Sea como fuere, lo cierto es que el idealismo kantiano supone una nueva vuelta de tuerca de la racionalidad fáctica, quizá la más contundente hasta ese momento, en el sentido de atrincherar a la razón en sus propias condiciones de posibilidad, o dicho de otra forma: reduciendo la realidad a lo que puede ser entendido de ella, si bien, como hemos visto, esa realidad fáctica ha sido ‘ampliada’ más allá de lo puramente mecánico.

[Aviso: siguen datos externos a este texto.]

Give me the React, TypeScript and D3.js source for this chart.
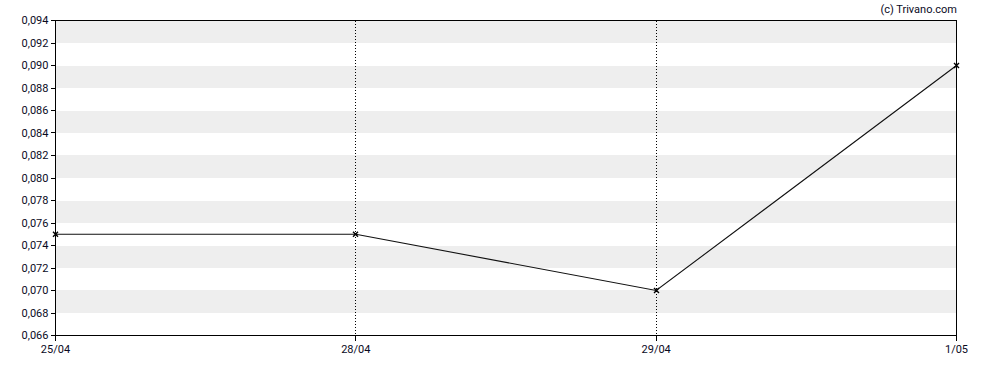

Desde el punto de vista que mantengo en estas colaboraciones, podría decirse que queda definitivamente anulada la separación radical entre el mundo físico y el de las ideas espirituales, pues estas no son más que las formas cumplidas de aquél, prolegómeno necesario para que Hegel pueda decir en su Fenomenología del Espíritu (publicada diecisiete años después de la última crítica kantiana) que es el propio Espíritu el que está desarrollando su identidad fáctica en el sucesivo acontecer (formal) de la materia y la historia.

Si pudiéramos alejarnos lo suficiente, tal vez podríamos ver el hilo (invisible pero irrompible) que une la supervivencia biológica, el logos griego y el desarrollo del Espíritu fáctico, pues todo el misterio en el que está inmersa la racionalidad se basa, a mi juicio, en que la facticidad no hace más que desarrollarse y cumplirse a sí misma en un proceso inacabable, en una rueda que se extiende y expande como el propio universo en el que nos encontramos y somos. Desde el punto de vista de la racionalidad fáctica, la experiencia poética viene a corroborar que efectivamente lo que ya es va camino de hacerse, en una continua autorrealización. Para comprender el modo auténtico de lo fáctico no basta el número y el concepto, de igual forma que para comprender la vida no basta el carbono y el hierro. Entender ese algo más que impele a lo fáctico a realizarse a sí mismo obliga continuamente a la racionalidad a ampliar sus horizontes, y a esa propia dinámica podríamos llamarla ‘poética’ de la racionalidad. Es en este contexto desde el que podemos intentar entender las propuestas de Heidegger y Zambrano. Intentaremos acercarnos ahora las ideas del alemán, y en la próxima entrega nos aproximaremos en la medida de lo posible a la propuesta de la filósofa malagueña, que tal vez nos sirva de puente para abordar en próximas entregas la experiencia estrictamente religiosa o espiritual, que tanta influencia tiene en los estudios sobre el haiku.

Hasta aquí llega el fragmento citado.